__INSTRUCTION__. Your task is to give the listing below back word for word, pictures excluded.

----------------

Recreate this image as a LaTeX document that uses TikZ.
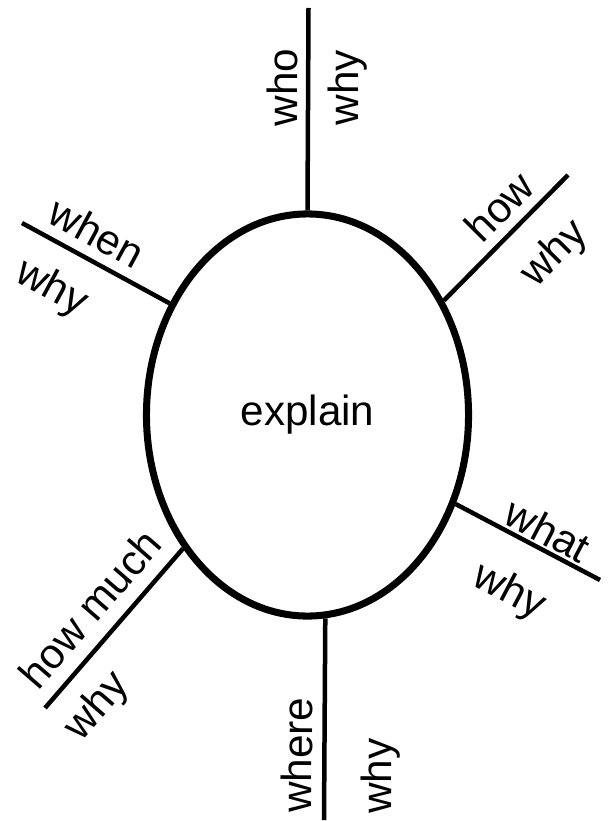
\documentclass[tikz,border=0pt]{standalone}
\usepackage{fontspec}
\setmainfont{Liberation Sans}
\usetikzlibrary{shapes.geometric}

\begin{document}
\begin{tikzpicture}[
    x=0.025cm, y=-0.025cm,
    hub/.style={ellipse, draw, line width=5pt, minimum width=8.05cm, minimum height=10.05cm, inner sep=0pt, font=\fontsize{30}{36}\selectfont},
    spoke/.style={line width=3.2pt},
    word/.style={sloped, inner sep=#1, outer sep=0pt, font=\fontsize{30}{36}\selectfont}
]
    \useasboundingbox (0,0) rectangle (610,821);

    \node[hub] (core) at (307.5,415) {explain};

    \coordinate (who-end) at (308.5,8);
    \coordinate (how-end) at (568,175);
    \coordinate (when-end) at (22,223);
    \coordinate (what-end) at (600,580);
    \coordinate (much-end) at (45,708);
    \coordinate (where-end) at (324,820);

    \draw[spoke] (core.north) -- (who-end)
        node[word=7pt, above, pos=0.607] {who}
        node[word=14pt, below, pos=0.607] {why};
    \draw[spoke] (core.40.8) -- (how-end)
        node[word=8pt, above, pos=0.60] {how}
        node[word=19pt, below, pos=0.63] {why};
    \draw[spoke] (when-end) -- (core.141)
        node[word=8.5pt, above, pos=0.42] {when}
        node[word=17pt, below, pos=0.34] {why};
    \draw[spoke] (core.-31.2) -- (what-end)
        node[word=3pt, above, pos=0.575] {what}
        node[word=24pt, below, pos=0.54] {why};
    \draw[spoke] (much-end) -- (core.227.5)
        node[word=11pt, above, pos=0.496] {how much}
        node[word=14pt, below, pos=0.167] {why};
    \draw[spoke] (where-end) -- (core.-85)
        node[word=8.5pt, above, pos=0.32] {where}
        node[word=26pt, below, pos=0.22] {why};
\end{tikzpicture}
\end{document}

----------------

__RESPONSE TO THE EXERCISE__.
Recreate this image as a LaTeX document that uses TikZ.
\documentclass[tikz,border=0pt]{standalone}
\usepackage{fontspec}
\setmainfont{Liberation Sans}
\usetikzlibrary{shapes.geometric}

\begin{document}
\begin{tikzpicture}[
    x=0.025cm, y=-0.025cm,
    hub/.style={ellipse, draw, line width=5pt, minimum width=8.05cm, minimum height=10.05cm, inner sep=0pt, font=\fontsize{30}{36}\selectfont},
    spoke/.style={line width=3.2pt},
    word/.style={sloped, inner sep=#1, outer sep=0pt, font=\fontsize{30}{36}\selectfont}
]
    \useasboundingbox (0,0) rectangle (610,821);

    \node[hub] (core) at (307.5,415) {explain};

    \coordinate (who-end) at (308.5,8);
    \coordinate (how-end) at (568,175);
    \coordinate (when-end) at (22,223);
    \coordinate (what-end) at (600,580);
    \coordinate (much-end) at (45,708);
    \coordinate (where-end) at (324,820);

    \draw[spoke] (core.north) -- (who-end)
        node[word=7pt, above, pos=0.607] {who}
        node[word=14pt, below, pos=0.607] {why};
    \draw[spoke] (core.40.8) -- (how-end)
        node[word=8pt, above, pos=0.60] {how}
        node[word=19pt, below, pos=0.63] {why};
    \draw[spoke] (when-end) -- (core.141)
        node[word=8.5pt, above, pos=0.42] {when}
        node[word=17pt, below, pos=0.34] {why};
    \draw[spoke] (core.-31.2) -- (what-end)
        node[word=3pt, above, pos=0.575] {what}
        node[word=24pt, below, pos=0.54] {why};
    \draw[spoke] (much-end) -- (core.227.5)
        node[word=11pt, above, pos=0.496] {how much}
        node[word=14pt, below, pos=0.167] {why};
    \draw[spoke] (where-end) -- (core.-85)
        node[word=8.5pt, above, pos=0.32] {where}
        node[word=26pt, below, pos=0.22] {why};
\end{tikzpicture}
\end{document}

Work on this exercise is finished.